**Data lines**

# # # # #

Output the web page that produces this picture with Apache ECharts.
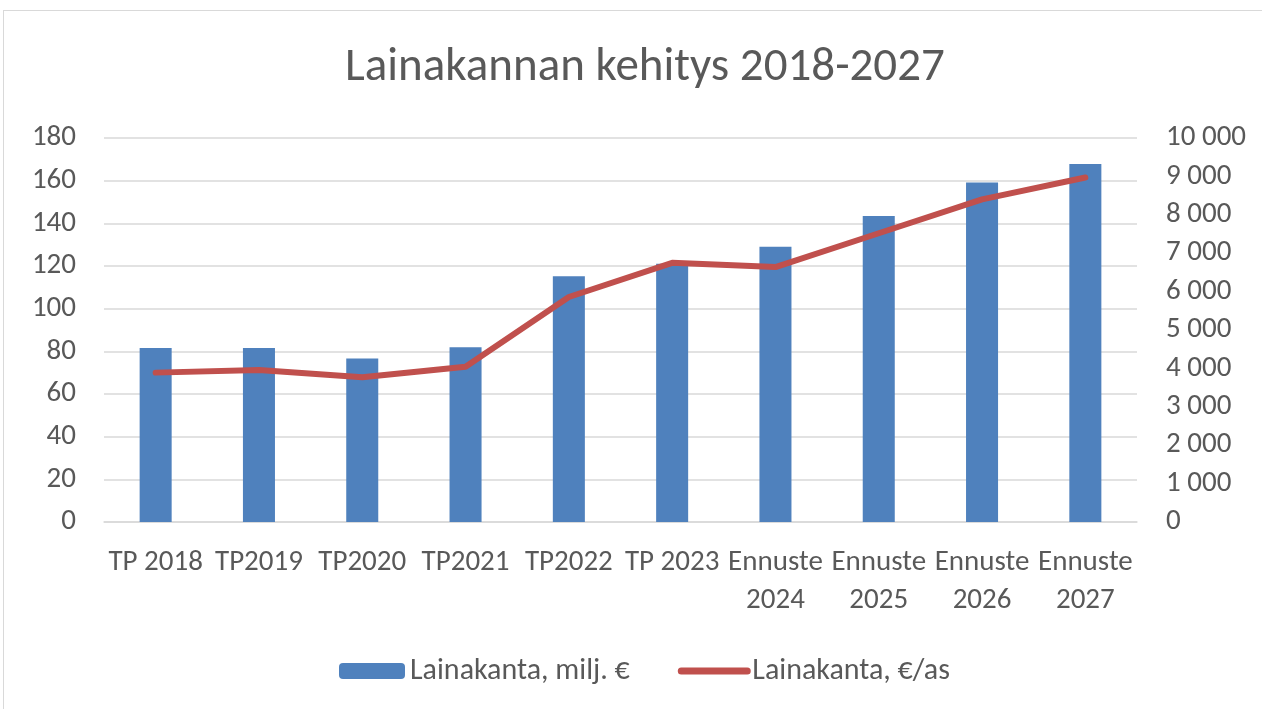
<!DOCTYPE html>
<html><head><meta charset="utf-8">
<script src="https://cdn.jsdelivr.net/npm/echarts@6/dist/echarts.min.js"></script>
<style>
html,body{margin:0;padding:0;background:#fff;}
#frame{position:absolute;left:3px;top:10px;width:1280px;height:720px;border:1px solid #d9d9d9;}
#c{position:absolute;left:0;top:0;width:1262px;height:709px;}
</style></head>
<body>
<div id="frame"></div>
<div id="c"></div>
<script>
const categories = ['TP 2018','TP2019','TP2020','TP2021','TP2022','TP 2023','Ennuste\n2024','Ennuste\n2025','Ennuste\n2026','Ennuste\n2027'];
const loansMillion = [81.6, 81.6, 76.6, 81.9, 115.2, 121.0, 129.0, 143.4, 159.1, 167.8];
const loansPerCapita = [3890, 3960, 3770, 4045, 5860, 6750, 6640, 7520, 8400, 8970];
const seriesNames = ['Lainakanta, milj. €', 'Lainakanta, €/as'];
const titleText = 'Lainakannan kehitys 2018-2027';

const FONT = "Carlito, 'Liberation Sans Narrow', 'DejaVu Sans Condensed', sans-serif";
const chart = echarts.init(document.getElementById('c'), null, {renderer:'canvas'});
chart.setOption({
  backgroundColor: 'transparent',
  animation: false,
  textStyle: {fontFamily: FONT},
  title: {text: titleText, left: 340, top: 40,
    textStyle: {fontFamily: FONT, fontSize: 47, fontWeight: 'normal', color: '#595959'}},
  grid: {left: 104, right: 125, top: 138, bottom: 187, containLabel: false},
  legend: {top: 651, left: 334, itemGap: 48, itemWidth: 66, itemHeight: 16,
    textStyle: {fontFamily: FONT, fontSize: 30, color: '#595959'},
    data: [
      {name: seriesNames[0]},
      {name: seriesNames[1], itemStyle: {opacity: 0}, lineStyle: {width: 7, cap: 'round', color: '#C0504D'}}
    ]},
  xAxis: {type: 'category', data: categories,
    axisLine: {lineStyle: {color: '#d9d9d9', width: 1.5}}, axisTick: {show: false},
    axisLabel: {fontFamily: FONT, fontSize: 29, color: '#595959', margin: 22, lineHeight: 38, interval: 0}},
  yAxis: [
    {type: 'value', min: 0, max: 180, interval: 20,
      axisLine: {show: false}, axisTick: {show: false},
      splitLine: {lineStyle: {color: '#d9d9d9', width: 1.5}},
      axisLabel: {fontFamily: FONT, fontSize: 29, color: '#595959', margin: 28}},
    {type: 'value', min: 0, max: 10000, interval: 1000,
      axisLine: {show: false}, axisTick: {show: false}, splitLine: {show: false},
      axisLabel: {fontFamily: FONT, fontSize: 29, color: '#595959', margin: 29,
        formatter: v => String(v).replace(/\B(?=(\d{3})+(?!\d))/g, ' ')}}
  ],
  series: [
    {name: seriesNames[0], type: 'bar', data: loansMillion, barWidth: '31%',
      itemStyle: {color: '#4F81BD'}},
    {name: seriesNames[1], type: 'line', yAxisIndex: 1, data: loansPerCapita,
      symbol: 'none', lineStyle: {color: '#C0504D', width: 6, cap: 'round', join: 'round'},
      itemStyle: {color: '#C0504D'}}
  ]
});
</script>
</body></html>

# # # # #

**Written exercise**
Write out nothing but the lines from the start of the data through the line with "const titleText = 'Lainakannan". Leave out the pictures.

**Result**
Output the web page that produces this picture with Apache ECharts.
<!DOCTYPE html>
<html><head><meta charset="utf-8">
<script src="https://cdn.jsdelivr.net/npm/echarts@6/dist/echarts.min.js"></script>
<style>
html,body{margin:0;padding:0;background:#fff;}
#frame{position:absolute;left:3px;top:10px;width:1280px;height:720px;border:1px solid #d9d9d9;}
#c{position:absolute;left:0;top:0;width:1262px;height:709px;}
</style></head>
<body>
<div id="frame"></div>
<div id="c"></div>
<script>
const categories = ['TP 2018','TP2019','TP2020','TP2021','TP2022','TP 2023','Ennuste\n2024','Ennuste\n2025','Ennuste\n2026','Ennuste\n2027'];
const loansMillion = [81.6, 81.6, 76.6, 81.9, 115.2, 121.0, 129.0, 143.4, 159.1, 167.8];
const loansPerCapita = [3890, 3960, 3770, 4045, 5860, 6750, 6640, 7520, 8400, 8970];
const seriesNames = ['Lainakanta, milj. €', 'Lainakanta, €/as'];
const titleText = 'Lainakannan kehitys 2018-2027';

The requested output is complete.